Task to carry out — Starting with the first line of the listing, quote each line exactly until and including the one with "44.5, 45.8, 46.3]", leaving pictures out.
◇ ◇ ◇ ◇ ◇ ◇ ◇
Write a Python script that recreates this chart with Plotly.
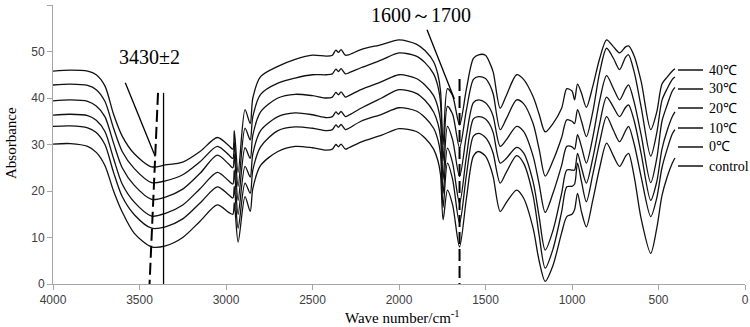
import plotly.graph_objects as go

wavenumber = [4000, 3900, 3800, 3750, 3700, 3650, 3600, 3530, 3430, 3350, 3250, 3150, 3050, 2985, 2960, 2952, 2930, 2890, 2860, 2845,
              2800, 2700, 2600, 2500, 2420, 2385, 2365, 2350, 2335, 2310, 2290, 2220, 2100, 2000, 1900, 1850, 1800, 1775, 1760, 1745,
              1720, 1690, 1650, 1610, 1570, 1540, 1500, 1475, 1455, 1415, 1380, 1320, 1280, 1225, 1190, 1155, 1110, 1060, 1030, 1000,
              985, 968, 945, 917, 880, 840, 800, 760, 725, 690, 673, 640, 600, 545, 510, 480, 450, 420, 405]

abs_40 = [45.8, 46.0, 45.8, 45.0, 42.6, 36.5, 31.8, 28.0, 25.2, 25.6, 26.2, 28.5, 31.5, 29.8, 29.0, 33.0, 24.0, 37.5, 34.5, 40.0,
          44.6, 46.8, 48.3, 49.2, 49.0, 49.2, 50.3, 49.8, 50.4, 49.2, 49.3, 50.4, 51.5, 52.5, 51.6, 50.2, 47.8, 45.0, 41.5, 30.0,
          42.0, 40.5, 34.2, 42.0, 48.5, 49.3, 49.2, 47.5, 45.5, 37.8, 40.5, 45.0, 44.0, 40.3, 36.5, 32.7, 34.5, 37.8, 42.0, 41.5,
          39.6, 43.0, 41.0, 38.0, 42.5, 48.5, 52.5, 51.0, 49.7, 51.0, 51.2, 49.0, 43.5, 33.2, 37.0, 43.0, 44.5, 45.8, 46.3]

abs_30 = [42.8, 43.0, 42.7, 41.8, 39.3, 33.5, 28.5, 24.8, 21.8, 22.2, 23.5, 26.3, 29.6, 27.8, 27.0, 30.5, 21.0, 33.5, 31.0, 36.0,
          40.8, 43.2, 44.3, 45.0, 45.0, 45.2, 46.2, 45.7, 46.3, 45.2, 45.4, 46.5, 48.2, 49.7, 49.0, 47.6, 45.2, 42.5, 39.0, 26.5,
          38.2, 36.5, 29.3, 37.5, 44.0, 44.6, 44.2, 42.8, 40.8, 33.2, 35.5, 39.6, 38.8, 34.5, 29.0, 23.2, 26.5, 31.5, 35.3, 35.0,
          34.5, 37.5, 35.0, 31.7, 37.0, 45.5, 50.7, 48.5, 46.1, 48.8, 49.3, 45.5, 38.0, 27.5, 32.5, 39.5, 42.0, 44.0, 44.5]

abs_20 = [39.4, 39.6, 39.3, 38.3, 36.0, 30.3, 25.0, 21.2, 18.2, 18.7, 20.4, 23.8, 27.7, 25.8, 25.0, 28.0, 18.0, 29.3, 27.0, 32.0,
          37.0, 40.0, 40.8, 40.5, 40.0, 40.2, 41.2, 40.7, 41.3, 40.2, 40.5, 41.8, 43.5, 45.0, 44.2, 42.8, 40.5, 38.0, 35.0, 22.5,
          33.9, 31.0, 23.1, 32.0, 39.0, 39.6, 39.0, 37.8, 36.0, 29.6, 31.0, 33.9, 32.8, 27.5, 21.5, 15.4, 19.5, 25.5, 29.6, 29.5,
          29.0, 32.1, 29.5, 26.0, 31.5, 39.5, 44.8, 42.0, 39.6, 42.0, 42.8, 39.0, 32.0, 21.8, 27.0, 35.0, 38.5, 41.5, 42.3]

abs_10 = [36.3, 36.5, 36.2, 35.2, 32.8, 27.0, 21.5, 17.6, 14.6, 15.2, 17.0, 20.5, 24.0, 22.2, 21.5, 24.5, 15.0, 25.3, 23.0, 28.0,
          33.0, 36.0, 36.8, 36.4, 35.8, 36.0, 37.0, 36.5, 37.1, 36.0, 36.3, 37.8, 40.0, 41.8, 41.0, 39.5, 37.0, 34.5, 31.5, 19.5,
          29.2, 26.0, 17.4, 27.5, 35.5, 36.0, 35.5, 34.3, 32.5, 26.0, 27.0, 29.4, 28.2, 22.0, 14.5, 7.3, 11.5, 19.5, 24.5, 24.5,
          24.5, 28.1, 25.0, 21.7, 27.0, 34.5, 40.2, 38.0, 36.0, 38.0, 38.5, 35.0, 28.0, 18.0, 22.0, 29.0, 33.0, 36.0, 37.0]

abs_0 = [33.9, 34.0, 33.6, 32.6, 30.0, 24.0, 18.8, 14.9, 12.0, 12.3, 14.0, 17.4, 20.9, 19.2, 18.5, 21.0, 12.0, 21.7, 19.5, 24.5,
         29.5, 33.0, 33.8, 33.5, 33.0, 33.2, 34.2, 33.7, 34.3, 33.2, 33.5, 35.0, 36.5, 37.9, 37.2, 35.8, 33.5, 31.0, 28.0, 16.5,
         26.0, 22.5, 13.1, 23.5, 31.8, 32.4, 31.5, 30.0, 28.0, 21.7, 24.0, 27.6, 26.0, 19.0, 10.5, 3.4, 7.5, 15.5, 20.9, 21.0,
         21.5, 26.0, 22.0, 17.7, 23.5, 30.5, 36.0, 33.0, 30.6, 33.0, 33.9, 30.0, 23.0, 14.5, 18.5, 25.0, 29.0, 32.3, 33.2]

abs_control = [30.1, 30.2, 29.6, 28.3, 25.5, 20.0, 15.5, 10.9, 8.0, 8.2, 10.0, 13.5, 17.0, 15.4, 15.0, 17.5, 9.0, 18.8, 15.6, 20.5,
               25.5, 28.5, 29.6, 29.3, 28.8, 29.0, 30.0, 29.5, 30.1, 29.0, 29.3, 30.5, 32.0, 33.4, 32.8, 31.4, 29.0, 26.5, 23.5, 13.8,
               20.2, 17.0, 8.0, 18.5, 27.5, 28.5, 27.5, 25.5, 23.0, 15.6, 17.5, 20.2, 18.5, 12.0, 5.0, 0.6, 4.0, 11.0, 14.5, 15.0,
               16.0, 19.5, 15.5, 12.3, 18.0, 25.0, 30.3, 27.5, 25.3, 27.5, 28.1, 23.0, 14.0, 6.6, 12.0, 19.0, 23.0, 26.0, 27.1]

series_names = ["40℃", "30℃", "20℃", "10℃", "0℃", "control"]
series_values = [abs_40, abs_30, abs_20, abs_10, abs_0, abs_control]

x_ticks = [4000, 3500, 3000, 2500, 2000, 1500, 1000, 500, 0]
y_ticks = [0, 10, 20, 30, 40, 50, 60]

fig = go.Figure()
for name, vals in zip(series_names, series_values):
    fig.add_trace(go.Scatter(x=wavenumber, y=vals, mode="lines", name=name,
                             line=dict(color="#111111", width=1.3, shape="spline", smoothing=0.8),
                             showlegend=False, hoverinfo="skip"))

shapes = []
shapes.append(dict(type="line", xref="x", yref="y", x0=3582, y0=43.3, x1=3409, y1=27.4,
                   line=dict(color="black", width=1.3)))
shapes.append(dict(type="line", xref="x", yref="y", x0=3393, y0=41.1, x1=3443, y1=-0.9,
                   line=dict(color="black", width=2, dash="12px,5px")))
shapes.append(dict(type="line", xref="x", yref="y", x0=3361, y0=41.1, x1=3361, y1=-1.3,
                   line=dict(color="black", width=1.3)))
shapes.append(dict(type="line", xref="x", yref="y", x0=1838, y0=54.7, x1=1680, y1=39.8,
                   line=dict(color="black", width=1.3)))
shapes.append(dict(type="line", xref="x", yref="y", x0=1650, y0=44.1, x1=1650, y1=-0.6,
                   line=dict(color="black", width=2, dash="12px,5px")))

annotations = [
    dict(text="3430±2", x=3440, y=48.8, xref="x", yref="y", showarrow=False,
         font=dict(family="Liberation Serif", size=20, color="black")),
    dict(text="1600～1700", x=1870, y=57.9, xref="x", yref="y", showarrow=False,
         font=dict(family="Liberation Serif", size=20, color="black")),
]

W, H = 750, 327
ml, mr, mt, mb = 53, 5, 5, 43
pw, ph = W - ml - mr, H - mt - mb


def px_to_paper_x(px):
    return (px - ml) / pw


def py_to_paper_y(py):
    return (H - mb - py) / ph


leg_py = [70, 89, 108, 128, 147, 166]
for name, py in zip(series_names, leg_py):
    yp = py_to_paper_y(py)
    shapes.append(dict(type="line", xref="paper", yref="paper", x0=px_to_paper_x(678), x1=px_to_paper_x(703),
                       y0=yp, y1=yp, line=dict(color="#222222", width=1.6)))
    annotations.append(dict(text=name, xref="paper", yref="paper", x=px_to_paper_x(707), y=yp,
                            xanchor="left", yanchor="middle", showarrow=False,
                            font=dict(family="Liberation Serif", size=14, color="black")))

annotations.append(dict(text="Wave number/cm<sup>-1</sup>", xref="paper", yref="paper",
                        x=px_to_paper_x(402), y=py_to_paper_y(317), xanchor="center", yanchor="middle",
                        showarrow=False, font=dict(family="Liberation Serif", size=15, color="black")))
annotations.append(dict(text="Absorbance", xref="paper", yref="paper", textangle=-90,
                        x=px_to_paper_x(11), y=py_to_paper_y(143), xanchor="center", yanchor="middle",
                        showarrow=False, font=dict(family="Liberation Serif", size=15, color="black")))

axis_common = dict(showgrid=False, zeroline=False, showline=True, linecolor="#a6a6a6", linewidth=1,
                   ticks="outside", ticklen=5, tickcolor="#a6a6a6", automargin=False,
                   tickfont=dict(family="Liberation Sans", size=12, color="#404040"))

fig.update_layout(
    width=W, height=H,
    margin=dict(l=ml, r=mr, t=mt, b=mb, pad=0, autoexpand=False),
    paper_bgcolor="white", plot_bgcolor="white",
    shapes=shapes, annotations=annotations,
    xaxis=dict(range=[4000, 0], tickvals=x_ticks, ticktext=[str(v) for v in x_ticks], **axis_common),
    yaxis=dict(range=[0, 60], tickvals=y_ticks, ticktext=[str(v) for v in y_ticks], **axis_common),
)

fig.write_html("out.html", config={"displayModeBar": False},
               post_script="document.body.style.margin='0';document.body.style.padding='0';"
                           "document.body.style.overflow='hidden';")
◇ ◇ ◇ ◇ ◇ ◇ ◇
Response below —
Write a Python script that recreates this chart with Plotly.
import plotly.graph_objects as go

wavenumber = [4000, 3900, 3800, 3750, 3700, 3650, 3600, 3530, 3430, 3350, 3250, 3150, 3050, 2985, 2960, 2952, 2930, 2890, 2860, 2845,
              2800, 2700, 2600, 2500, 2420, 2385, 2365, 2350, 2335, 2310, 2290, 2220, 2100, 2000, 1900, 1850, 1800, 1775, 1760, 1745,
              1720, 1690, 1650, 1610, 1570, 1540, 1500, 1475, 1455, 1415, 1380, 1320, 1280, 1225, 1190, 1155, 1110, 1060, 1030, 1000,
              985, 968, 945, 917, 880, 840, 800, 760, 725, 690, 673, 640, 600, 545, 510, 480, 450, 420, 405]

abs_40 = [45.8, 46.0, 45.8, 45.0, 42.6, 36.5, 31.8, 28.0, 25.2, 25.6, 26.2, 28.5, 31.5, 29.8, 29.0, 33.0, 24.0, 37.5, 34.5, 40.0,
          44.6, 46.8, 48.3, 49.2, 49.0, 49.2, 50.3, 49.8, 50.4, 49.2, 49.3, 50.4, 51.5, 52.5, 51.6, 50.2, 47.8, 45.0, 41.5, 30.0,
          42.0, 40.5, 34.2, 42.0, 48.5, 49.3, 49.2, 47.5, 45.5, 37.8, 40.5, 45.0, 44.0, 40.3, 36.5, 32.7, 34.5, 37.8, 42.0, 41.5,
          39.6, 43.0, 41.0, 38.0, 42.5, 48.5, 52.5, 51.0, 49.7, 51.0, 51.2, 49.0, 43.5, 33.2, 37.0, 43.0, 44.5, 45.8, 46.3]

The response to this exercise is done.